Media & Materiality
ENGL 236 - Fall 2007, Rita Raley
The overarching premise of this course is that the dematerialization theses of the network, computer, information and/or post-industrial ages – those that tell us that money capital has lost its material weight and become pure image, that information is equally spectral, and that bodies are mere containers to be transcended – have less to tell us about actually existing media and socio-cultural systems than we might otherwise believe. There is a certain allure to totalizing theses of structural change: to say that we have entered an era of liquid modernity, for example, is to suggest a temporal rather than spatial logic of power, a shift away from the management of material things to the management of mobility and speed. But any critical paradigm, however useful, that posits a radical epistemological shift from materiality to immateriality must necessarily be untenable. To manage a network, after all, is to regulate both speed and a material entity.

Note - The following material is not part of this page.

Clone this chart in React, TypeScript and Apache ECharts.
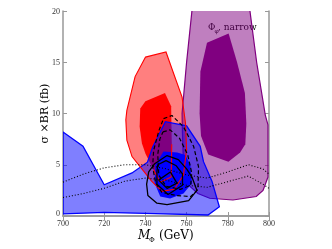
import React, { useEffect, useRef } from 'react';
import * as echarts from 'echarts';

const xTicks = [700, 720, 740, 760, 780, 800];
const yTicks = [0, 5, 10, 15, 20];

const redOuter = [[740,15.5],[750,16.0],[753.7,13.9],[757.8,11.6],[759.5,9],[760,6.5],[758.5,4],[754,2.6],[748,2.4],[743,3.4],[737.5,4.8],[733.5,5.8],[731,7.4],[730.5,9.4],[731,10.3],[735,13.6]];
const redInner = [[740,11.2],[749.5,12.0],[752.5,10.7],[752.8,7],[752.5,3.8],[747.2,3.3],[744,4.5],[740,6.1],[738.3,7.1],[737.2,8.7],[737.5,10.5]];
const purpleLight = [[763.1,21],[790.1,21],[794,15],[798.2,9.85],[799.5,8.9],[799.5,3.8],[797.1,2.5],[793.8,1.9],[782.5,1.56],[771.2,1.73],[765.5,2.2],[761,3],[758.5,5],[758,8],[757.8,10],[760,15]];
const purpleDark = [[769.9,16.9],[780.4,17.8],[784.5,15],[788.3,12],[789,9],[788.5,7],[786,6.2],[780.3,5.3],[770.5,6],[767,7.8],[766.3,10],[766.7,14.1]];
const blueLight = [[700,0.2],[700,8.2],[709.7,6.8],[720,3.05],[733.5,4.2],[741,5.25],[743.5,6.7],[749.7,9.2],[760,8.8],[766.6,6.8],[768.2,5.3],[772.3,3.4],[775.9,0.9],[770.4,0.1],[740,0.25],[720,0.35]];
const blueDark = [[748.8,6.3],[755.5,6.2],[759.4,5.95],[761.8,5],[762.6,3.2],[758.5,2.2],[752,1.7],[747.2,1.9],[744.5,3.2],[744.8,5]];
const blackOuter = [[750.5,5.9],[756,5.5],[760,4.6],[762.6,3.8],[765,2.5],[761,1.5],[750.5,1.1],[745.6,1.25],[741.2,2.0],[740.6,3.1],[741.6,4.3],[744.5,5.1],[750.5,5.9]];
const blackMid = [[746,5.0],[750,5.4],[755,4.9],[758,4.1],[758,3.0],[751,2.1],[745.6,3.1],[745.6,4.3],[746,5.0]];
const blackInner = [[746.4,3.5],[752.1,4.3],[755.3,3.2],[750.5,2.7],[746.4,3.5]];
const dashOuter = [[748.8,9.5],[752.9,9.8],[758.5,8.7],[763.4,6.8],[765.8,4.8],[765.5,2.6],[762,1.9],[755,2.0],[748,2.3],[745,3.2],[743.5,4.8],[744,6.4],[746.5,8.3],[748.8,9.5]];
const dashInner = [[748.5,8.2],[752,8.4],[756.5,7.6],[760.5,6],[762.5,4.2],[762,3],[757,2.6],[750,2.9],[746.5,4],[746,6],[747,7.5],[748.5,8.2]];
const dotUpper = [[700,3.3],[710,4.1],[720,4.7],[730,5.0],[740,5.0],[750,4.6],[760,4.0],[770,3.7],[780,4.3],[790,5.0],[797,4.6],[800,4.1]];
const dotLower = [[700,1.8],[710,2.2],[720,2.7],[730,3.4],[740,3.7],[750,3.5],[760,3.0],[770,2.8],[780,3.35],[790,3.9],[797,3.1],[800,2.7]];

function poly(name: string, pts: number[][], style: any) {
  return {
    type: 'custom',
    name,
    clip: true,
    data: pts,
    renderItem: (params: any, api: any) => {
      if (params.dataIndex !== 0) return null;
      return {
        type: 'polygon',
        shape: { points: pts.map((p) => api.coord(p)) },
        style,
      };
    },
  };
}

function line(name: string, pts: number[][], color: string, type: any, width = 1.2) {
  return {
    type: 'line',
    name,
    data: pts,
    showSymbol: false,
    symbol: 'none',
    silent: true,
    lineStyle: { color, width, type },
  };
}

export default function App() {
  const ref = useRef<HTMLDivElement>(null);
  useEffect(() => {
    const chart = echarts.init(ref.current!, null, { renderer: 'svg' });
    const axisCol = '#999';
    const lab = { fontFamily: 'Liberation Serif', fontSize: 8, color: '#333' };
    const xBase = {
      type: 'value', min: xTicks[0], max: xTicks[xTicks.length - 1], interval: 20,
      axisLine: { show: true, lineStyle: { color: axisCol, width: 1.5 } },
      axisTick: { show: true, inside: true, length: 4, lineStyle: { color: axisCol } },
      splitLine: { show: false },
    };
    const yBase = {
      type: 'value', min: yTicks[0], max: yTicks[yTicks.length - 1], interval: 5,
      axisLine: { show: true, lineStyle: { color: axisCol, width: 1.5 } },
      axisTick: { show: true, inside: true, length: 4, lineStyle: { color: axisCol } },
      splitLine: { show: false },
    };
    const option: any = {
      animation: false,
      grid: { left: 63, right: 63, top: 11, bottom: 33, containLabel: false },
      xAxis: [
        { ...xBase, position: 'bottom', axisLabel: { ...lab, margin: 3 } },
        { ...xBase, position: 'top', axisLabel: { show: false } },
      ],
      yAxis: [
        {
          ...yBase, position: 'left',
          axisLabel: {
            ...lab, margin: 3,
            formatter: (v: number) => (v === 0 ? '{z|0}' : String(v)),
            rich: { z: { ...lab, padding: [0, 0, 5, 0] } },
          },
        },
        { ...yBase, position: 'right', axisLabel: { show: false } },
      ],
      series: [
        poly('redOuter', redOuter, { fill: 'rgba(255,0,0,0.5)', stroke: 'none' }),
        poly('redInner', redInner, { fill: '#ff0000', stroke: 'none' }),
        poly('purpleLight', purpleLight, { fill: 'rgba(128,0,128,0.5)', stroke: '#800080', lineWidth: 1.2 }),
        poly('purpleDark', purpleDark, { fill: '#800080', stroke: 'none' }),
        poly('blueLight', blueLight, { fill: 'rgba(0,0,255,0.5)', stroke: '#0000ff', lineWidth: 1.3 }),
        poly('blueDark', blueDark, { fill: '#0000ff', stroke: 'none' }),
        poly('redOuterLine', redOuter, { fill: 'none', stroke: '#ff0000', lineWidth: 1.1 }),
        line('redInnerEdge', redInner.slice(3, 7), '#ff0000', 'solid', 1.1),
        line('dashOuter', dashOuter, '#000', [4, 2.5], 1.2),
        line('dashInner', dashInner, '#000', [4, 2.5], 1.2),
        line('blackOuter', blackOuter, '#000', 'solid', 1.3),
        line('blackMid', blackMid, '#000', 'solid', 1.3),
        line('blackInner', blackInner, '#000', 'solid', 1.3),
        line('dotUpper', dotUpper, '#000', [1, 2], 1.1),
        line('dotLower', dotLower, '#000', [1, 2], 1.1),
      ],
      graphic: [
        { type: 'text', left: 208, top: 22, style: { text: 'Φ', font: '9px "DejaVu Serif"', fill: '#000' } },
        { type: 'text', left: 214.5, top: 27, style: { text: 'φ', font: '6px "DejaVu Serif"', fill: '#000' } },
        { type: 'text', left: 218, top: 22, style: { text: ', narrow', font: '9px "DejaVu Serif"', fill: '#000' } },
        { type: 'text', left: 138, top: 229, style: { text: 'M', font: 'italic 12px "DejaVu Serif"', fill: '#000' } },
        { type: 'text', left: 149, top: 236, style: { text: 'Φ', font: '7px "DejaVu Serif"', fill: '#000' } },
        { type: 'text', left: 159, top: 229, style: { text: '(GeV)', font: '12px "DejaVu Serif"', fill: '#000' } },
        {
          type: 'text', x: 44, y: 113.5, rotation: Math.PI / 2,
          style: { text: 'σ ×BR (fb)', font: '11px "DejaVu Serif"', fill: '#000', align: 'center', verticalAlign: 'middle' },
        },
      ],
    };
    chart.setOption(option);
    return () => chart.dispose();
  }, []);
  return <div ref={ref} style={{ position: 'fixed', left: 0, top: 0, width: 332, height: 249 }} />;
}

Discussions of computational media tend primarily to focus on issues of affect – an important area of research but not one that should preclude investigations of materiality, as we will see in our discussions of embodiment. After all, a virtual environment is not simply a product of conceptual machinery but also a product of machinery with fundamentally material properties. In our reading and discussions this term, we will engage overt matters (waste, objects, the apparatus, framed & unframed media, bodies) and covert ones as well (optical surveillance).